What is needed =>
Leave out the pictures and transcribe everything else exactly.

Given material =>

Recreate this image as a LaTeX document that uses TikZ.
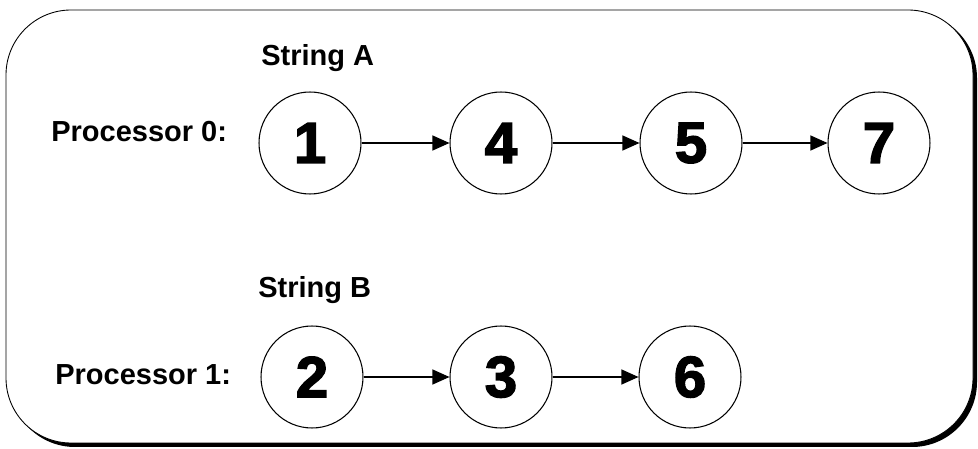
\documentclass[tikz,border=0pt]{standalone}
\usepackage{fontspec}
\setmainfont{Liberation Sans}
\newfontfamily\digitfont[FakeBold=2.6]{Liberation Sans Bold}
\usetikzlibrary{arrows.meta}
\begin{document}
\begin{tikzpicture}[x=0.02cm,y=-0.02cm,
  proc/.style={circle,draw=black,line width=0.6pt,minimum size=2.04cm,inner sep=0pt,
    font=\digitfont\fontsize{33}{33}\selectfont},
  lbl/.style={anchor=base west,inner sep=0pt,font=\bfseries\fontsize{16.5}{18}\selectfont},
  link/.style={line width=0.6pt,-{Triangle[length=0.34cm,width=0.3cm]}},
  frame/.style={rounded corners=1.3cm}]
\useasboundingbox (0,0) rectangle (978,449);
% frame with shadow
\fill[black,frame] (10,13) rectangle (977,447);
\draw[fill=white,line width=0.5pt,frame] (6,10) rectangle (973,443);
% labels
\node[lbl] (sa) at (261,66) {String A};
\node[lbl] (p0) at (51,142) {Processor 0:};
\node[lbl] (sb) at (258,298) {String B};
\node[lbl] (p1) at (55,385) {Processor 1:};
% row 1
\node[proc] (n1) at (310,143) {1};
\node[proc] (n4) at (501,143) {4};
\node[proc] (n5) at (691,143) {5};
\node[proc] (n7) at (879,143) {7};
% row 2
\node[proc] (n2) at (312,377) {2};
\node[proc] (n3) at (501,377) {3};
\node[proc] (n6) at (690,377) {6};
% arrows
\draw[link] (n1) -- (n4);
\draw[link] (n4) -- (n5);
\draw[link] (n5) -- (n7);
\draw[link] (n2) -- (n3);
\draw[link] (n3) -- (n6);
\end{tikzpicture}
\end{document}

Output of the task =>
Recreate this image as a LaTeX document that uses TikZ.
\documentclass[tikz,border=0pt]{standalone}
\usepackage{fontspec}
\setmainfont{Liberation Sans}
\newfontfamily\digitfont[FakeBold=2.6]{Liberation Sans Bold}
\usetikzlibrary{arrows.meta}
\begin{document}
\begin{tikzpicture}[x=0.02cm,y=-0.02cm,
  proc/.style={circle,draw=black,line width=0.6pt,minimum size=2.04cm,inner sep=0pt,
    font=\digitfont\fontsize{33}{33}\selectfont},
  lbl/.style={anchor=base west,inner sep=0pt,font=\bfseries\fontsize{16.5}{18}\selectfont},
  link/.style={line width=0.6pt,-{Triangle[length=0.34cm,width=0.3cm]}},
  frame/.style={rounded corners=1.3cm}]
\useasboundingbox (0,0) rectangle (978,449);
% frame with shadow
\fill[black,frame] (10,13) rectangle (977,447);
\draw[fill=white,line width=0.5pt,frame] (6,10) rectangle (973,443);
% labels
\node[lbl] (sa) at (261,66) {String A};
\node[lbl] (p0) at (51,142) {Processor 0:};
\node[lbl] (sb) at (258,298) {String B};
\node[lbl] (p1) at (55,385) {Processor 1:};
% row 1
\node[proc] (n1) at (310,143) {1};
\node[proc] (n4) at (501,143) {4};
\node[proc] (n5) at (691,143) {5};
\node[proc] (n7) at (879,143) {7};
% row 2
\node[proc] (n2) at (312,377) {2};
\node[proc] (n3) at (501,377) {3};
\node[proc] (n6) at (690,377) {6};
% arrows
\draw[link] (n1) -- (n4);
\draw[link] (n4) -- (n5);
\draw[link] (n5) -- (n7);
\draw[link] (n2) -- (n3);
\draw[link] (n3) -- (n6);
\end{tikzpicture}
\end{document}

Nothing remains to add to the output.